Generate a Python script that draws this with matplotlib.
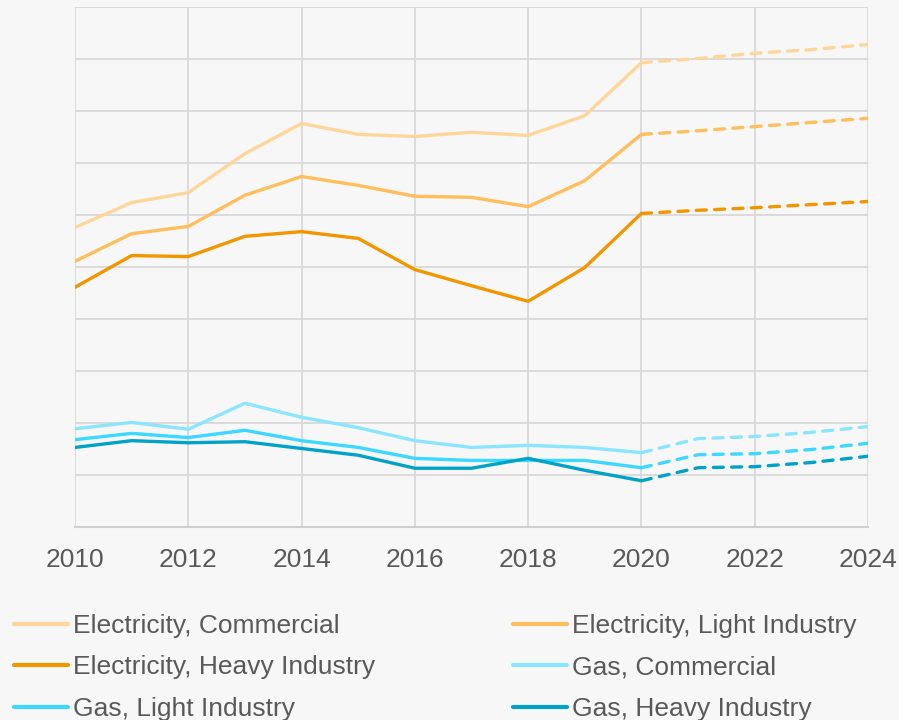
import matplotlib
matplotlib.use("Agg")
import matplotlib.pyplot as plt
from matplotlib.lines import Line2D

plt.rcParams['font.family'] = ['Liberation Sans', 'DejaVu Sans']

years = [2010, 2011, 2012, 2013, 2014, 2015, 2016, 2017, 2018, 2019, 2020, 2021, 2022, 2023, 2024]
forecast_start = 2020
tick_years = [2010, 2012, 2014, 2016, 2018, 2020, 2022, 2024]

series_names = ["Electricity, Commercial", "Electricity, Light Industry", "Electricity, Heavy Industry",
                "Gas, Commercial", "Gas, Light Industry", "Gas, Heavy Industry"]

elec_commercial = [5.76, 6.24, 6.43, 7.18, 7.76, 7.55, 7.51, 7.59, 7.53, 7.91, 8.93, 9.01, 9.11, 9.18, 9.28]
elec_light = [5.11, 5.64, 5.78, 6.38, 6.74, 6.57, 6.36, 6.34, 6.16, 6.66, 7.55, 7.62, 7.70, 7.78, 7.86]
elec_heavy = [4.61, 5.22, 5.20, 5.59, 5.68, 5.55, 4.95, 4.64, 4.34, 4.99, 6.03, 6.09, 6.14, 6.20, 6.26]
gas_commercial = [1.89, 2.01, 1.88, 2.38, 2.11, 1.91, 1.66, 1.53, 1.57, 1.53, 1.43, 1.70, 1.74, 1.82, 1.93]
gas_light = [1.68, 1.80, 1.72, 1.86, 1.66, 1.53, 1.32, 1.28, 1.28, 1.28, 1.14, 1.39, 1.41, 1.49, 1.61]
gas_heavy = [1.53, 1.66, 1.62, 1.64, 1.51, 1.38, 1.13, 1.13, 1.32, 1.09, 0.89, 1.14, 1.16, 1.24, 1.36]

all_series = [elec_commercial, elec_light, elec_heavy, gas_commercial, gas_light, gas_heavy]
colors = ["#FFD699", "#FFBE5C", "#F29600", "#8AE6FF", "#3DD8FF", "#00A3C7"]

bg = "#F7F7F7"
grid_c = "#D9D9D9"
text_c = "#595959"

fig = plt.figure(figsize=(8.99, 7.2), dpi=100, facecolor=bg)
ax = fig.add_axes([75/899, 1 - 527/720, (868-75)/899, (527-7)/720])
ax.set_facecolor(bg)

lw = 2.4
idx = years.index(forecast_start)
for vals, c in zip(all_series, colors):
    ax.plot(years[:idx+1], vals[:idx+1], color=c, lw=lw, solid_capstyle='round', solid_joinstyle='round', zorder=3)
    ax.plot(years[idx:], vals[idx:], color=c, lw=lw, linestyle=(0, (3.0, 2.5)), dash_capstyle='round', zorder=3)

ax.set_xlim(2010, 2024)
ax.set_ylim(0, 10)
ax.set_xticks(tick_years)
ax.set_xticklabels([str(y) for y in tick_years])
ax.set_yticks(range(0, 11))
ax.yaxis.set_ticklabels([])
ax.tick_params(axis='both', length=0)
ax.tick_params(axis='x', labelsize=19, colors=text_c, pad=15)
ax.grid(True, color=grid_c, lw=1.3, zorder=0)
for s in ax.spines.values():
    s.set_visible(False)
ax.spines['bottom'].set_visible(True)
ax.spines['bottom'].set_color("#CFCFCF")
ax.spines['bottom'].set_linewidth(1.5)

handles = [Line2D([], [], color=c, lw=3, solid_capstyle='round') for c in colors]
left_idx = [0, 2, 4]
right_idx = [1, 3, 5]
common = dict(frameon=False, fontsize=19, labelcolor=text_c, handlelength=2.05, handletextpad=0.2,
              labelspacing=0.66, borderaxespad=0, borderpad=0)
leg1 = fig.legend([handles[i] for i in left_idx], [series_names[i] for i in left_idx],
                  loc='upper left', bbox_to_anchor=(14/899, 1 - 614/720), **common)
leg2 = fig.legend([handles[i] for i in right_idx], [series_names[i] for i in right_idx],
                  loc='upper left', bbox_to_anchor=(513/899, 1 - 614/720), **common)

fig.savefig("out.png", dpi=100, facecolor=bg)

....................

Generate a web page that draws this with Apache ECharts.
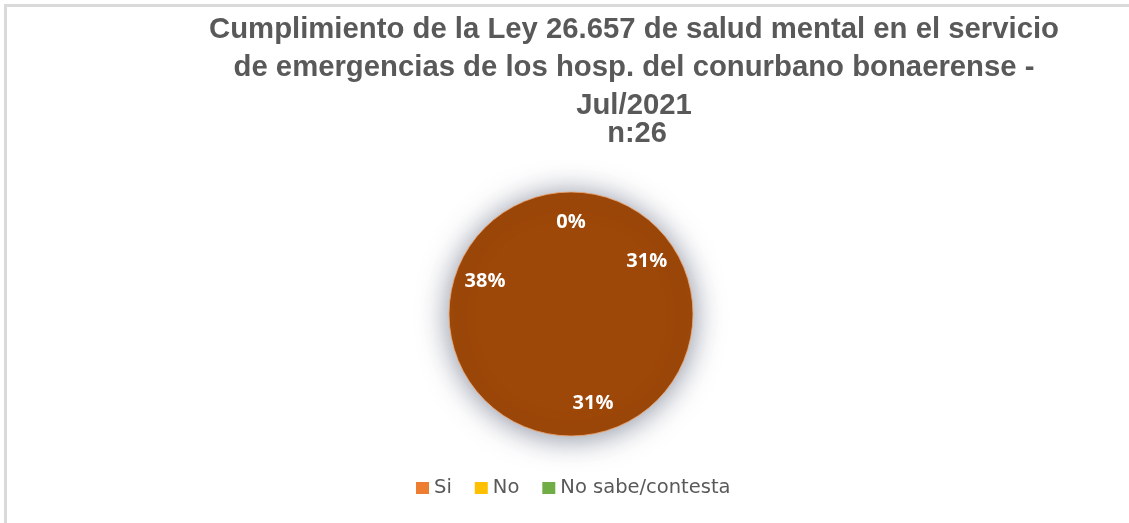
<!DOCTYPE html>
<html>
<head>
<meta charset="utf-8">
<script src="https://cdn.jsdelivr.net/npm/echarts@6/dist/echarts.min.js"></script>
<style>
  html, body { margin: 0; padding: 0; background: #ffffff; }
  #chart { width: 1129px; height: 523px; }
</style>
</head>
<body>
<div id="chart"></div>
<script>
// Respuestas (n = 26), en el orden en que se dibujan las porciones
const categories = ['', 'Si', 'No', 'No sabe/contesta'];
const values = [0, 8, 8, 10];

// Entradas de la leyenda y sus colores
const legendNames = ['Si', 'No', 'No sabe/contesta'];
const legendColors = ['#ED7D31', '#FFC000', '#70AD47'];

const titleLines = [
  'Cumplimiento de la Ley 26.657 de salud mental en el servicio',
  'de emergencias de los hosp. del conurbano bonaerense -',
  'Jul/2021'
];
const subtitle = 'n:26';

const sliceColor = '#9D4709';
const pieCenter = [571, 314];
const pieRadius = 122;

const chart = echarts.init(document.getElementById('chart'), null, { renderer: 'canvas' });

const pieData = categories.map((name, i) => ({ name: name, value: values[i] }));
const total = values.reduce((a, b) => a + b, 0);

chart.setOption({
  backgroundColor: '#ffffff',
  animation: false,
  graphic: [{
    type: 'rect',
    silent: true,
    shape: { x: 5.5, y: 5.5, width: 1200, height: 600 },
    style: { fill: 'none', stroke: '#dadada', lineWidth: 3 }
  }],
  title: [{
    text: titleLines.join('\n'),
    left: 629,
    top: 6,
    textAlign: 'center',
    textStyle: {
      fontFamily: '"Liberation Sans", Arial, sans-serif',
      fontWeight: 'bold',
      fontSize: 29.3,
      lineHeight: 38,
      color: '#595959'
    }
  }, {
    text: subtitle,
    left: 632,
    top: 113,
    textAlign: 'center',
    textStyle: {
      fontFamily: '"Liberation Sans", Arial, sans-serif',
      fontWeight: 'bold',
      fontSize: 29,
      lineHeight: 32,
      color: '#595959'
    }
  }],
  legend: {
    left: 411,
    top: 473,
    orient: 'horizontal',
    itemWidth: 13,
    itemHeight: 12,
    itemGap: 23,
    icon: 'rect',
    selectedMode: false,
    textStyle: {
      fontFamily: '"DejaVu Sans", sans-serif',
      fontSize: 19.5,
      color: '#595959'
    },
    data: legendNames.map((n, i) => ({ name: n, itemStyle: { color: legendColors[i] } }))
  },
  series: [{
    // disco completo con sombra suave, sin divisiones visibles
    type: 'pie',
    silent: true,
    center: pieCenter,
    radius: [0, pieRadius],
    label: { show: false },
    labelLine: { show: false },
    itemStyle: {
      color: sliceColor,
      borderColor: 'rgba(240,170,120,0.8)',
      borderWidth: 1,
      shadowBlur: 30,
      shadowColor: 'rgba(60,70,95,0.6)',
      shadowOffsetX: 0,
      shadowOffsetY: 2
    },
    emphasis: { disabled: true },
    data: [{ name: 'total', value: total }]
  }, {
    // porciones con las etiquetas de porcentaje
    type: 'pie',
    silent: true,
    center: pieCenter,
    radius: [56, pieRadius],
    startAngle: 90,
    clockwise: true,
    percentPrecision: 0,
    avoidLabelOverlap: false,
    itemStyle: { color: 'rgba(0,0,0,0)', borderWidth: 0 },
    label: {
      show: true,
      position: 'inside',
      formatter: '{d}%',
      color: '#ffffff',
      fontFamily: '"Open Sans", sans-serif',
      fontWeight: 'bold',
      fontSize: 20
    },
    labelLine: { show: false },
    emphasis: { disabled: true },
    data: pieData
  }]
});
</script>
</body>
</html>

....................

Reproduce, word for word, only the lines in the records above from the line with "Generate a web" through the line with "const total = values.reduce((a, b)", including both ends; omit the pictures.

Generate a web page that draws this with Apache ECharts.
<!DOCTYPE html>
<html>
<head>
<meta charset="utf-8">
<script src="https://cdn.jsdelivr.net/npm/echarts@6/dist/echarts.min.js"></script>
<style>
  html, body { margin: 0; padding: 0; background: #ffffff; }
  #chart { width: 1129px; height: 523px; }
</style>
</head>
<body>
<div id="chart"></div>
<script>
// Respuestas (n = 26), en el orden en que se dibujan las porciones
const categories = ['', 'Si', 'No', 'No sabe/contesta'];
const values = [0, 8, 8, 10];

// Entradas de la leyenda y sus colores
const legendNames = ['Si', 'No', 'No sabe/contesta'];
const legendColors = ['#ED7D31', '#FFC000', '#70AD47'];

const titleLines = [
  'Cumplimiento de la Ley 26.657 de salud mental en el servicio',
  'de emergencias de los hosp. del conurbano bonaerense -',
  'Jul/2021'
];
const subtitle = 'n:26';

const sliceColor = '#9D4709';
const pieCenter = [571, 314];
const pieRadius = 122;

const chart = echarts.init(document.getElementById('chart'), null, { renderer: 'canvas' });

const pieData = categories.map((name, i) => ({ name: name, value: values[i] }));
const total = values.reduce((a, b) => a + b, 0);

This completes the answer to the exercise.